===== ROWS

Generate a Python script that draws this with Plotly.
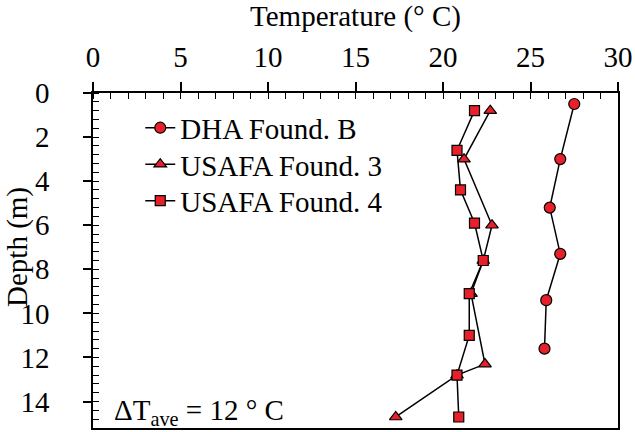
import plotly.graph_objects as go

# Temperature profiles with depth (depth in m, temperature in deg C)
dha_depth = [0.5, 3.0, 5.2, 7.3, 9.4, 11.6]
dha_temp = [27.5, 26.7, 26.1, 26.7, 25.9, 25.8]

usafa3_depth = [0.8, 3.0, 6.0, 7.6, 9.1, 12.3, 12.8, 14.7]
usafa3_temp = [22.7, 21.2, 22.8, 22.3, 21.6, 22.4, 20.8, 17.3]

usafa4_depth = [0.8, 2.6, 4.4, 5.9, 7.6, 9.1, 11.0, 12.8, 14.7]
usafa4_temp = [21.8, 20.8, 21.0, 21.8, 22.3, 21.5, 21.5, 20.8, 20.9]

series_names = ["DHA Found. B", "USAFA Found. 3", "USAFA Found. 4"]
x_ticks = [0, 5, 10, 15, 20, 25, 30]
y_ticks = [0, 2, 4, 6, 8, 10, 12, 14]

FONT = "Liberation Serif"
FS = 29
RED = "#e8202a"

fig = go.Figure()
series = [
    (series_names[0], dha_temp, dha_depth, "circle", "legend"),
    (series_names[1], usafa3_temp, usafa3_depth, "triangle-up", "legend2"),
    (series_names[2], usafa4_temp, usafa4_depth, "square", "legend3"),
]
for name, t, d, sym, leg in series:
    fig.add_trace(go.Scatter(
        x=t, y=d, name=name, mode="lines+markers", legend=leg,
        showlegend=True,
        line=dict(color="black", width=1.5),
        marker=dict(symbol=sym, size=11 if sym != "square" else 10,
                    color=RED, line=dict(color="black", width=1.2)),
    ))

axis_common = dict(showgrid=False, zeroline=False, linecolor="black",
                   linewidth=1.5, tickcolor="black", tickwidth=1.5,
                   tickfont=dict(family=FONT, size=FS, color="black"))

# one legend box per series so the rows sit at a tighter spacing
legend_style = dict(x=0.09, xanchor="left", yanchor="middle",
                    bgcolor="rgba(0,0,0,0)", borderwidth=0,
                    font=dict(family=FONT, size=FS, color="black"))

fig.update_layout(
    width=635, height=432,
    margin=dict(l=93, r=16, t=93, b=2),
    showlegend=True,
    paper_bgcolor="white", plot_bgcolor="white",
    font=dict(family=FONT, size=FS, color="black"),
    xaxis=dict(
        **axis_common, side="top", range=[0, 30], tickvals=x_ticks,
        ticks="outside", ticklen=9, mirror=True, ticklabelstandoff=4,
        minor=dict(ticks="inside", dtick=1, ticklen=6, tickwidth=1.3,
                   tickcolor="black", showgrid=False),
        title=dict(text="Temperature (° C)", font=dict(family=FONT, size=FS),
                   standoff=16),
    ),
    xaxis2=dict(overlaying="x", matches="x", side="top", anchor="y",
                range=[0, 30], tickvals=x_ticks, ticks="inside", ticklen=8,
                tickwidth=1.5, tickcolor="black", showticklabels=False,
                showgrid=False, zeroline=False, showline=False),
    yaxis=dict(
        **axis_common, range=[15.2, 0], tickvals=y_ticks,
        ticks="outside", ticklen=8, mirror=True, ticklabelstandoff=28,
        minor=dict(ticks="inside", dtick=0.4, ticklen=6, tickwidth=1.3,
                   tickcolor="black", showgrid=False),
    ),
    yaxis2=dict(overlaying="y", matches="y", side="left", anchor="x",
                range=[15.2, 0], tickvals=y_ticks, ticks="inside", ticklen=10,
                tickwidth=1.5, tickcolor="black", showticklabels=False,
                showgrid=False, zeroline=False, showline=False),
    legend=dict(**legend_style, y=0.896),
    legend2=dict(**legend_style, y=0.787),
    legend3=dict(**legend_style, y=0.678),
    annotations=[
        dict(text="Depth (m)", xref="paper", yref="paper", x=-0.145, y=0.54,
             xanchor="center", yanchor="middle", textangle=-90,
             showarrow=False, font=dict(family=FONT, size=FS, color="black")),
        dict(text="ΔT<sub>ave</sub> = 12 ° C", xref="paper", yref="paper",
             x=0.036, y=-0.012, xanchor="left", yanchor="bottom",
             showarrow=False, font=dict(family=FONT, size=FS, color="black")),
    ],
)

fig.write_html("out.html")
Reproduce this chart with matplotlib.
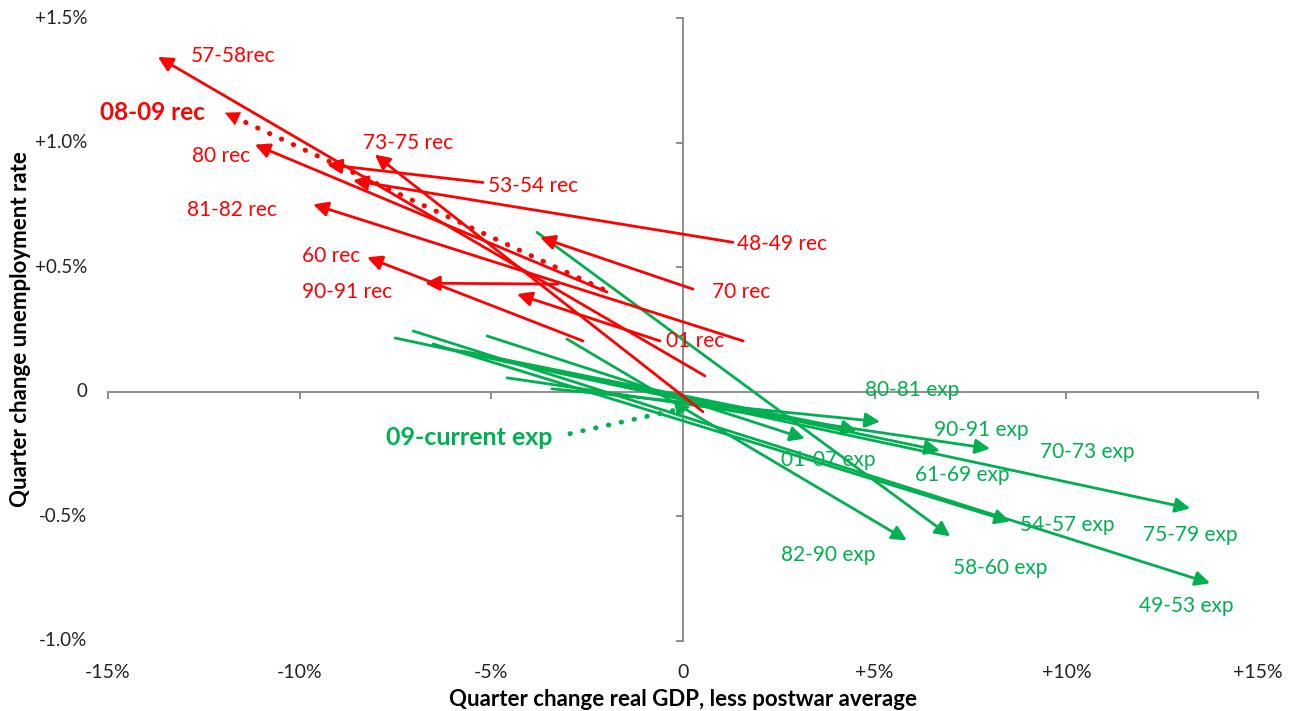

==========

INSTRUCTION: State how many lines hold the word "with". The number is the whole answer.

SOLUTION TO THIS PROBLEM: 3